One of my Christmas gifts this year was the book Lost Communities of Virginia by By Terri Fisher and Elizabeth Gilboy. You might think from the title that the places mentioned in this book are ghost towns, but that term implies places empty of people. Rather, these are communities that have lost most of what they once were, and are just a few moving vans or obituaries away from really becoming ghost towns. I have only read a few of the entries in the book, but look forward to discovering the rest of the stories.
On Virginia's Eastern Shore there are several lost communities, any of which would have made a good entry for the book, but only Capeville got in. One place that didn't make the cut is Franklin City which is just this side of the Maryland line (not to be confused with the city of Franklin near the North Carolina line in Southampton Co). This past November I made a trek to Franklin City to see what could seen, which wasn't much as far as a town goes.
In the days when the railroad was the most reliable way to get commodities from here to there, Franklin City hummed. Train tracks were elevated above the marsh to the edge of Chincoteague Bay where the watermen of Chinoteague Island beyond, brought their oysters for shipment to hungry points north. Homes were built above the marsh, on either side of the tracks. A hotel, churches and stores followed, and the trade in oysters allowed the people of Franklin City to become quite wealthy by Eastern Shore standards. The oyster shells were discarded in such numbers that they helped bridge the gap between the marsh below and the houses above.

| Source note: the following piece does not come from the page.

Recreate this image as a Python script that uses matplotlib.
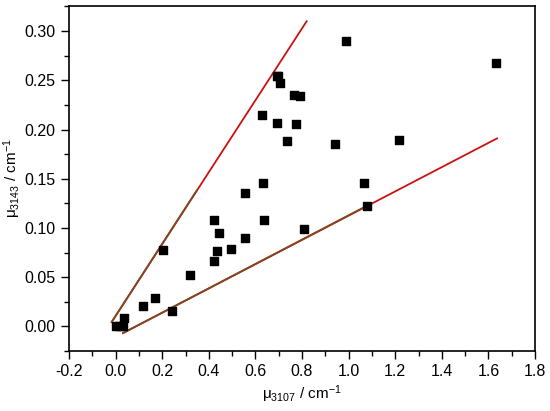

Events changed Franklin City. A causeway was built to Chincoteague Island in the 1920's allowing direct access to the oysters and other seafood, removing the need for any middlemen in Franklin City. Soon too, trucks, not trains, began carrying the salt delicacies to market. The fate of Franklin City was sealed by the hurricane of 1933, which washed away the sea level community, never to recover. Today there are just a few buildings still standing, with fewer still occupied, but the frostbitten marsh was beautiful in November, and the sky and sea are always there.
Stories like this fascinate me, and pondering societies that have too many eggs in one basket would be a good exercise for anyone contemplating the future.
(As is the norm here, any mention of any product, book or otherwise, is done so of my own volition unless otherwise stated.)